Twin Glory For India At Magsaysay
New Delhi, July 28: Two Indians - a woman lender to the poorest in Maharashtra, and a US trained engineer who has revolutionised the use of solar lights in rural pockets of India - are
New Delhi, July 28: Two Indians - a woman lender to the poorest in Maharashtra, and a US trained engineer who has revolutionised the use of solar lights in rural pockets of India - are among the five individuals and an organisation who have won this year's Ramon Magsaysay Award.
”Nileema Mishra and Harish Hande helped harness technologies to empower their countrymen and created waves of progressive change across Asia,” award foundation president Carmencita T. Abella announced in Manila on Wednesday.
Hande, 44, a Bangalore-based energy engineer and entrepreneur, runs a solar electricity firm that has lit up over 1,25,000 households to emerge as India's leading solar technology firm.
A graduate from IIT Kharagpur and a PhD from the University of Massachusetts in the US, Hande belongs to a village near Kundapur town of Udupi district in Karnataka. During his graduation, he hobnobbed with American environmentalists and visited the Dominican Republic, a leader in energy initiatives in the Caribbean.
The experience there and in Sri Lanka inspired him to put up smallscale, standalone solar installations.
He established the company SELCO India in Bangalore in 1995. It provides affordable renewable energy services to poor villagers along with doorstep financing and services.
”A persistent myth is the poor cannot afford the best technology... In India, where half of all households do not have electricity, this myth has stood in the way of spreading solar technology and its benefits,” the Magsaysay Foundation noted in his citation.
Hande is disproving this myth.
In Boston on a business trip, he said: “It is a humble moment for all of us at SELCO. The award in a way justifies the path of social sustainability that SELCO has always strived for.” Mishra, the other award recipient, has a master's degree in clinical psychology from the University of Pune.
She is the founder of Bhagini Nivedita Gramin Vigyan Niketan in Maharashtra's Bahadarpur village.
The village has a population of around 10,000 and every resident knows Mishra. The unassuming and publicity shy (she blocked all calls on her cell phone after the news of her getting the award) 39-year-old is called Didi by the entire village.
Today, while thousands of farmers commit suicide across Maharashtra, Bahadarpur is one of the few proud villages where they don't need to approach banks or private moneylenders to take loans. Mishra's gramin vigyan niketan provides rotating interest- free loans to farmers.

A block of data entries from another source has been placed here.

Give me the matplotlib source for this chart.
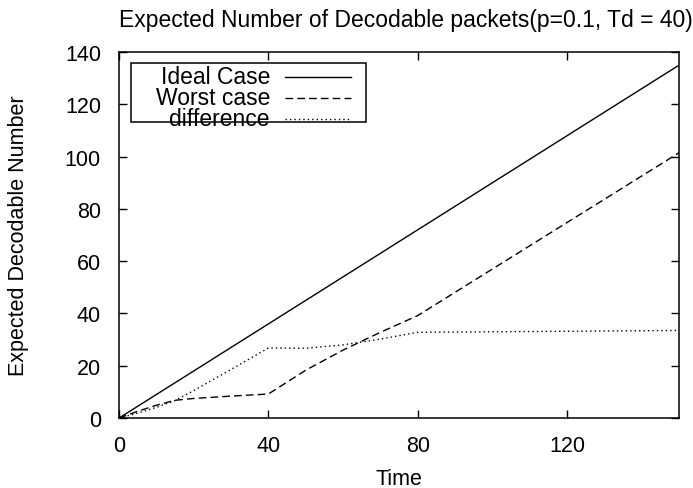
import matplotlib
matplotlib.use("Agg")
import matplotlib.pyplot as plt
from matplotlib.patches import Rectangle

plt.rcParams['font.family'] = ['Liberation Sans', 'DejaVu Sans']

# decodable packet counts over time
time_ideal = [0, 150]
ideal = [0, 135]

time_worst = [0, 5, 10, 15, 20, 30, 40, 50, 60, 70, 80, 150]
worst = [0, 2.6, 4.9, 6.8, 7.5, 8.4, 9.2, 18.3, 26.0, 32.8, 39.2, 101.5]

time_diff = [0, 5, 10, 15, 20, 30, 40, 50, 60, 70, 80, 150]
diff = [0, 1.9, 4.1, 6.7, 10.5, 18.6, 26.8, 26.7, 28.0, 30.2, 32.8, 33.5]

xticks = [0, 40, 80, 120]
yticks = [0, 20, 40, 60, 80, 100, 120, 140]

FS = 15.5
FS_BIG = 16.5

fig = plt.figure(figsize=(6.93, 4.89), dpi=100)
ax = fig.add_axes([0.1717, 0.143, 0.8083, 0.7486])

lw = 1.0
dash = (5.5, 3)
dot = (1, 2.2)
ax.plot(time_ideal, ideal, color='black', lw=lw, solid_capstyle='butt')
ax.plot(time_worst, worst, color='black', lw=lw, dashes=dash)
ax.plot(time_diff, diff, color='black', lw=lw, dashes=dot)

ax.set_xlim(0, 150)
ax.set_ylim(0, 140)
ax.set_xticks(xticks)
ax.set_yticks(yticks)
ax.tick_params(direction='in', length=6, width=1, top=True, right=True,
               labelsize=FS)
ax.tick_params(axis='x', pad=12)
ax.tick_params(axis='y', pad=13)
for s in ax.spines.values():
    s.set_linewidth(1.1)

ax.set_xlabel('Time', fontsize=FS, va='center')
ax.xaxis.set_label_coords(0.5, -0.164)
ax.set_ylabel('Expected Decodable Number', fontsize=FS, va='center')
ax.yaxis.set_label_coords(-0.18, 0.5)
fig.text(0.585, 0.958, 'Expected Number of Decodable packets(p=0.1, Td = 40)',
         ha='center', va='center', fontsize=FS_BIG)

# gnuplot-style key: right aligned labels with line samples
def px(x, y):
    return ax.transAxes.inverted().transform(fig.transFigure.transform((x / 693, 1 - y / 489)))

x0, y0 = px(131, 123)
x1, y1 = px(366, 64)
ax.add_patch(Rectangle((x0, y0), x1 - x0, y1 - y0, transform=ax.transAxes,
                       fill=False, lw=1.1, ec='black', clip_on=False, zorder=5))
labels = ['Ideal Case', 'Worst case', 'difference']
styles = [dict(), dict(dashes=dash), dict(dashes=dot)]
for i, (lab, st) in enumerate(zip(labels, styles)):
    yc = 77.5 + i * 21
    tx, ty = px(270, yc)
    ax.text(tx, ty, lab, transform=ax.transAxes, ha='right', va='center', fontsize=FS_BIG)
    lx0, ly = px(285, yc)
    lx1, _ = px(351, yc)
    ax.plot([lx0, lx1], [ly, ly], transform=ax.transAxes, color='black', lw=lw,
            clip_on=False, **st)

fig.savefig('out.png', dpi=100)
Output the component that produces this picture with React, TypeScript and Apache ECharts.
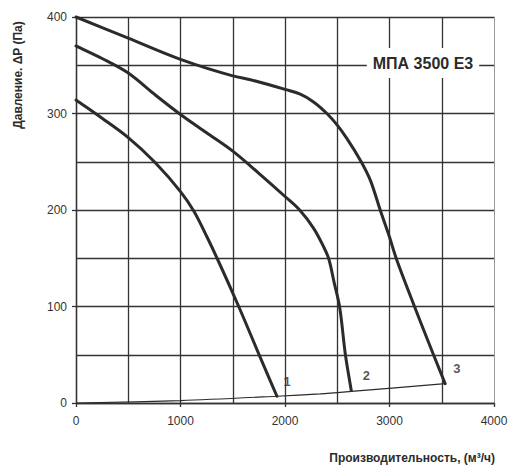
import React, { useEffect, useRef } from 'react';
import * as echarts from 'echarts';

// кривые вентилятора МПА 3500 Е3, [расход м3/ч, давление Па]
const curve1: number[][] = [
  [0, 314], [250, 295], [500, 275], [750, 250], [1000, 219], [1127, 199], [1254, 172],
  [1350, 150], [1557, 100], [1764, 47], [1923, 7],
];
const curve2: number[][] = [
  [0, 370], [250, 357], [500, 342], [750, 320], [1000, 299], [1250, 280], [1500, 261],
  [1750, 238], [2000, 214], [2140, 200], [2274, 181], [2369, 162], [2417, 150],
  [2470, 125], [2522, 100], [2578, 50], [2634, 13],
];
const curve3: number[][] = [
  [0, 400], [500, 378], [1000, 356], [1500, 339], [1670, 335], [2000, 325], [2146, 320],
  [2273, 312], [2401, 300], [2500, 288], [2593, 274], [2729, 250], [2816, 231],
  [2911, 200], [3000, 172], [3064, 150], [3239, 100], [3421, 50], [3533, 20],
];
// характеристика сети
const systemLine: number[][] = [
  [0, 0], [1000, 2.5], [1923, 7], [2337, 9.5], [2634, 12], [3533, 20],
];
const curveLabels = ['1', '2', '3'];
const labelPoints: number[][] = [[2019, 22], [2778, 28], [3644, 36]];

const modelName = 'МПА 3500 Е3';
const yTitle = 'Давление. ΔP (Па)';
const xTitle = 'Производительность, (м³/ч)';

const FONT = '"Liberation Sans", Arial, sans-serif';
const GRID = '#333';
const INK = '#2b2b2b';

// центростремительный сплайн Катмулла-Рома -> кубические Безье (в пикселях)
function splinePath(pts: number[][]): string {
  const n = pts.length;
  const dist = (a: number[], b: number[]) => Math.hypot(a[0] - b[0], a[1] - b[1]);
  let d = `M${pts[0][0]},${pts[0][1]}`;
  for (let i = 0; i < n - 1; i++) {
    const p1 = pts[i];
    const p2 = pts[i + 1];
    const p0 = i > 0 ? pts[i - 1] : [2 * p1[0] - p2[0], 2 * p1[1] - p2[1]];
    const p3 = i < n - 2 ? pts[i + 2] : [2 * p2[0] - p1[0], 2 * p2[1] - p1[1]];
    const d1 = Math.sqrt(dist(p0, p1)) || 1e-6;
    const d2 = Math.sqrt(dist(p1, p2)) || 1e-6;
    const d3 = Math.sqrt(dist(p2, p3)) || 1e-6;
    const b1 = [0, 1].map(
      (k) => (d1 * d1 * p2[k] - d2 * d2 * p0[k] + (2 * d1 * d1 + 3 * d1 * d2 + d2 * d2) * p1[k]) / (3 * d1 * (d1 + d2)),
    );
    const b2 = [0, 1].map(
      (k) => (d3 * d3 * p1[k] - d2 * d2 * p3[k] + (2 * d3 * d3 + 3 * d3 * d2 + d2 * d2) * p2[k]) / (3 * d3 * (d3 + d2)),
    );
    d += ` C${b1[0]},${b1[1]} ${b2[0]},${b2[1]} ${p2[0]},${p2[1]}`;
  }
  return d;
}

const App: React.FC = () => {
  const chartRef = useRef<HTMLDivElement>(null);

  useEffect(() => {
    if (!chartRef.current) return;
    document.body.style.margin = '0';
    const chart = echarts.init(chartRef.current, undefined, { renderer: 'svg' });

    const curveSeries = [curve1, curve2, curve3].map((curve, i) => ({
      name: curveLabels[i],
      type: 'custom' as const,
      data: curve,
      encode: { x: 0, y: 1 },
      z: 3,
      renderItem: (params: any, api: any) => {
        if (params.dataIndex !== 0) return { type: 'group', children: [] };
        const pts = curve.map((p) => api.coord(p));
        return {
          type: 'path',
          shape: { pathData: splinePath(pts) },
          style: { stroke: INK, lineWidth: 3, fill: 'none', lineCap: 'round', lineJoin: 'round' },
        };
      },
    }));

    const option: echarts.EChartsOption = {
      animation: false,
      backgroundColor: '#fff',
      textStyle: { fontFamily: FONT },
      grid: { left: 76, right: 24, top: 17, bottom: 71 },
      xAxis: {
        type: 'value',
        min: 0,
        max: 4000,
        interval: 1000,
        axisLine: { show: true, lineStyle: { color: GRID, width: 1.3 } },
        axisTick: { show: true, length: 4, lineStyle: { color: GRID, width: 1.3 } },
        axisLabel: {
          color: '#333',
          fontSize: 12,
          fontFamily: FONT,
          margin: 12,
          formatter: (v: number) => String(v),
        },
        splitLine: { show: true, showMaxLine: false, lineStyle: { color: GRID, width: 1.3 } },
        minorTick: { show: false, splitNumber: 2 },
        minorSplitLine: { show: true, lineStyle: { color: GRID, width: 1.3 } },
      },
      yAxis: [
        {
          type: 'value',
          min: 0,
          max: 400,
          interval: 100,
          axisLine: { show: true, lineStyle: { color: GRID, width: 1.3 } },
          axisTick: { show: true, length: 4, lineStyle: { color: GRID, width: 1.3 } },
          axisLabel: { color: '#333', fontSize: 12, fontFamily: FONT, margin: 9 },
          splitLine: { show: true, lineStyle: { color: GRID, width: 1.3 } },
          minorTick: { show: false, splitNumber: 2 },
          minorSplitLine: { show: true, lineStyle: { color: GRID, width: 1.3 } },
        },
        {
          type: 'value',
          position: 'right',
          min: 0,
          max: 400,
          axisLine: { show: true, lineStyle: { color: '#999', width: 1 } },
          axisTick: { show: false },
          axisLabel: { show: false },
          splitLine: { show: false },
        },
      ],
      series: [
        ...curveSeries,
        {
          name: 'сеть',
          type: 'line',
          data: systemLine,
          smooth: 0.3,
          symbol: 'none',
          lineStyle: { color: INK, width: 1.2 },
          z: 3,
        },
        {
          name: 'подписи',
          type: 'scatter',
          data: labelPoints.map((p, i) => ({ value: p, name: curveLabels[i] })),
          symbolSize: 0,
          label: {
            show: true,
            position: 'inside',
            formatter: '{b}',
            color: INK,
            fontSize: 13,
            fontWeight: 'bold',
            fontFamily: FONT,
          },
          z: 4,
        },
      ],
      graphic: [
        {
          type: 'text',
          x: 423,
          y: 63,
          z: 10,
          style: {
            text: modelName,
            fill: INK,
            font: `bold 16px ${FONT}`,
            align: 'center',
            verticalAlign: 'middle',
            backgroundColor: '#fff',
            padding: [7, 6],
          },
        },
        {
          type: 'text',
          x: 18,
          y: 75,
          rotation: Math.PI / 2,
          style: {
            text: yTitle,
            fill: INK,
            font: `bold 12px ${FONT}`,
            align: 'center',
            verticalAlign: 'middle',
          },
        },
        {
          type: 'text',
          x: 495,
          y: 458,
          style: {
            text: xTitle,
            fill: INK,
            font: `bold 12px ${FONT}`,
            align: 'right',
            verticalAlign: 'middle',
          },
        },
      ],
    };

    chart.setOption(option);
    return () => chart.dispose();
  }, []);

  return <div ref={chartRef} style={{ width: 518, height: 474 }} />;
};

export default App;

Born to Bhadrapur schoolteacher Chandrashekhar and Nirmala, she stood out since her childhood. Jagannath Bhaviskar, who taught maths and science to Mishra and who is also the secretary of her organisation, said: “After completing her education, she selected two students of the village and taught them everything, from computers to poultry farming. These students then changed the life of the village by imparting knowledge to the other villagers,” Bhaviskar said.
The Alternative Indigenous Development Foundation Inc. (AIDFI) from the Philippines, Hasanain Juaini and Tri Mumpuni from Indonesia, and Koul Panha from Cambodia are the other winners of the award. The winners will receive a certificate, a medallion and a cash prize on August 31.